┌─ Recorded data

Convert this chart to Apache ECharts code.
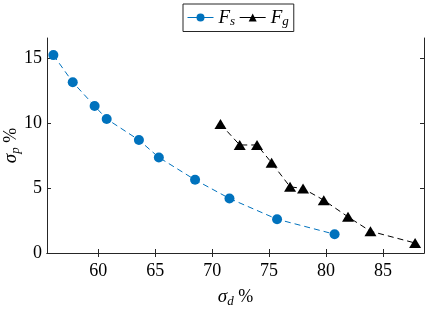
<!DOCTYPE html>
<html><head><meta charset="utf-8">
<script src="https://cdn.jsdelivr.net/npm/echarts@6/dist/echarts.min.js"></script>
<style>html,body{margin:0;padding:0;background:#fff}#c{width:436px;height:313px}</style>
</head><body><div id="c"></div>
<script>
const fsX = [56.06, 57.76, 59.68, 60.74, 63.57, 65.32, 68.5, 71.52, 75.7, 80.75];
const fsY = [15.28, 13.19, 11.35, 10.35, 8.72, 7.38, 5.65, 4.21, 2.61, 1.45];
const fgX = [70.73, 72.42, 73.94, 75.22, 76.84, 77.98, 79.8, 81.93, 83.9, 87.82];
const fgY = [9.96, 8.34, 8.34, 6.97, 5.11, 4.98, 4.08, 2.79, 1.68, 0.77];
const xTicks = [60, 65, 70, 75, 80, 85];
const yTicks = [0, 5, 10, 15];
const seriesNames = ['Fs', 'Fg'];

const FONT = 'Liberation Serif';
const AX = '#262626';
const chart = echarts.init(document.getElementById('c'), null, {renderer: 'canvas'});
const pair = (xs, ys) => xs.map((x, i) => [x, ys[i]]);
const baseAxis = {
  axisLine: {show: true, lineStyle: {color: AX, width: 1}},
  axisTick: {show: true, inside: true, length: 4, lineStyle: {color: AX}},
  splitLine: {show: false}
};
const xRange = {min: 55.5, max: 88.6};
const yRange = {min: 0, max: 16.6};
const nameRich = {
  a: {fontFamily: FONT, fontStyle: 'italic', fontSize: 19, color: '#000'},
  b: {fontFamily: FONT, fontStyle: 'italic', fontSize: 13, color: '#000', padding: [9, 0, 0, 0]},
  c: {fontFamily: FONT, fontSize: 18, color: '#000'}
};
chart.setOption({
  animation: false,
  grid: {left: 47, right: 12, top: 38, bottom: 60, outerBoundsMode: 'none', containLabel: false},
  legend: {
    top: 4, left: 183,
    itemWidth: 26, itemHeight: 10, itemGap: 4,
    padding: [4, 5, 3, 4],
    borderColor: AX, borderWidth: 1, borderRadius: 0,
    lineStyle: {type: 'solid', width: 1},
    formatter: n => '{i|F}{s|' + n.slice(1) + '}',
    textStyle: {
      color: '#000',
      rich: {
        i: {fontFamily: FONT, fontStyle: 'italic', fontSize: 19, color: '#000'},
        s: {fontFamily: FONT, fontStyle: 'italic', fontSize: 13, color: '#000', padding: [9, 0, 0, 0]}
      }
    },
    data: seriesNames
  },
  xAxis: [
    Object.assign({}, baseAxis, xRange, {
      type: 'value', position: 'bottom',
      name: '{a|σ}{b|d}{c| %}', nameLocation: 'middle', nameGap: 33, nameMoveOverlap: false,
      nameTextStyle: {rich: nameRich},
      axisTick: Object.assign({}, baseAxis.axisTick, {customValues: xTicks}),
      axisLabel: {customValues: xTicks, fontFamily: FONT, fontSize: 18, color: '#000', margin: 9}
    }),
    Object.assign({}, baseAxis, xRange, {
      type: 'value', position: 'top',
      axisTick: Object.assign({}, baseAxis.axisTick, {customValues: xTicks}),
      axisLabel: {show: false}
    })
  ],
  yAxis: [
    Object.assign({}, baseAxis, yRange, {
      type: 'value', position: 'left',
      name: '{a|σ}{b|p}{c| %}', nameLocation: 'middle', nameGap: 25, nameRotate: 90, nameMoveOverlap: false,
      nameTextStyle: {rich: nameRich},
      axisTick: Object.assign({}, baseAxis.axisTick, {customValues: yTicks}),
      axisLabel: {customValues: yTicks, fontFamily: FONT, fontSize: 18, color: '#000', margin: 5}
    }),
    Object.assign({}, baseAxis, yRange, {
      type: 'value', position: 'right',
      axisTick: Object.assign({}, baseAxis.axisTick, {customValues: yTicks}),
      axisLabel: {show: false}
    })
  ],
  series: [
    {
      name: seriesNames[0], type: 'line', data: pair(fsX, fsY),
      symbol: 'circle', symbolSize: 10,
      itemStyle: {color: '#0072BD'},
      lineStyle: {color: '#0072BD', width: 1, type: [6, 4]}
    },
    {
      name: seriesNames[1], type: 'line', data: pair(fgX, fgY),
      symbol: 'triangle', symbolSize: [12, 10],
      itemStyle: {color: '#000'},
      lineStyle: {color: '#000', width: 1, type: [6, 4]}
    }
  ]
});
</script></body></html>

└─

■ What the task asks ■
Set the lines above down again, word for word, from the first through the one containing "const seriesNames = ['Fs', 'Fg'];"; pictures excluded.

■ Answer to the exercise ■
Convert this chart to Apache ECharts code.
<!DOCTYPE html>
<html><head><meta charset="utf-8">
<script src="https://cdn.jsdelivr.net/npm/echarts@6/dist/echarts.min.js"></script>
<style>html,body{margin:0;padding:0;background:#fff}#c{width:436px;height:313px}</style>
</head><body><div id="c"></div>
<script>
const fsX = [56.06, 57.76, 59.68, 60.74, 63.57, 65.32, 68.5, 71.52, 75.7, 80.75];
const fsY = [15.28, 13.19, 11.35, 10.35, 8.72, 7.38, 5.65, 4.21, 2.61, 1.45];
const fgX = [70.73, 72.42, 73.94, 75.22, 76.84, 77.98, 79.8, 81.93, 83.9, 87.82];
const fgY = [9.96, 8.34, 8.34, 6.97, 5.11, 4.98, 4.08, 2.79, 1.68, 0.77];
const xTicks = [60, 65, 70, 75, 80, 85];
const yTicks = [0, 5, 10, 15];
const seriesNames = ['Fs', 'Fg'];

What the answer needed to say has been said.